Many of Senator Obama’s supporters are wondering why what Jeremiah Wright said once or says now really matters to Senator Obama’s campaign. It’s a disingenuous question, but it deserves an honest answer.
Let’s take another hypothetical case. Mine. My father’s best boyhood friend was a Communist when he was a teenager. He was anti-World War II when it began, and had no interest in stopping Hitler from conquering Europe. But when Hitler turned on Stalin, he declared it was his duty to protect the Soviet Union and tried to enlist. After the war he became a Reform Rabbi, and, I’m sure, ceased being a Communist. But suppose he remained a proselytizing Communist, that I was a member of his temple for my whole adult life, and let him educate my children - and then ran for President. Would it matter?
Not much, because I have a lifetime record - which includes many failures, alas, in my academic, business and journalistic careers, as well as in my personal life, mixed in with occasional successes (of the random and undeserved nature of lightning strikes). Voters would have plenty of data to evaluate my fitness and qualifications to be their President, because I have hurt, bored and irritated many thousands of people as my life progressed through its nearly five decades. I have looked at myself through the eyes of my fellow-citizens, hard. I conclude that I decline to run for the Presidency and if elected I will not serve.
Given the record of my life, the fact that my (fictional) Rabbi was a practicing, voluble Communist, defending Stalin through his campaign of mass murder to the bitter end, would hardly be germane, because I have left muddy tracks through my life.
Unlike me, and unlike, in fact, most adults, Senator Obama is a tabula rasa, who has left few footprints in the sand.
For someone who has devoted his adult life to public service (as he describes himself), he has had almost no impact on his world. The grants that he doled out on behalf of the Annenberg fund would still have been issued to the same people. The bills that he signed on to in the Illinois state Senate would have passed, or failed to pass, had he never been elected.

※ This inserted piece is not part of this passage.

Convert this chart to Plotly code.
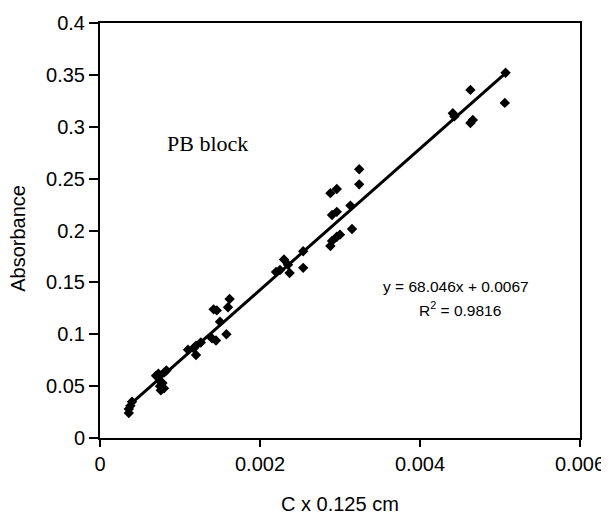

The people in the Woodlawn neighborhood of Chicago where he worked as a community organizer remain today as they were in my own South Side youth, relatively poorer and living less well than their neighbors (although much of the South Side outside Woodlawn has been transformed by private investment).
The United States Senate would have enacted or failed to enact the same laws had Senator Obama never been born. The South Side and the public education system of Chicago, the state of Illinois, the condition of the United States all testify to the nullity of Senator Obama’s life thus far.
Senator Obama’s personal charm has made many people listen to him, admire him, even love him - but he can’t produce anyone outside his family, except the stockholders of his book publishers, whose life has been transformed, or even slightly touched, by his presence or absence. He is a one-man refutation of the premise of Capra’s movie “It’s a Wonderful Life.”
Given Senator Obama’s vacuity - and I use the word not to denigrate him but describe him - is it any wonder that the public and the press seize upon the thought and life of the Reverend Mr. Wright to give some sense, some color, some content to his life and character? Both of Obama’s books testify to the intellectual and moral significance Mr. Wright has had on his life.
But it is really the absence of content and accomplishment in Obama’s life that draws so much attention to the Wright material. The Reverend Mr. Wright’s sermons are only as important as the life of Obama has been meager. And unfortunately for Obama - and for the rest of us - that life has been very meager indeed. The Book of Jeremiah Wright matters because there is no corresponding text: the Acts of Obama.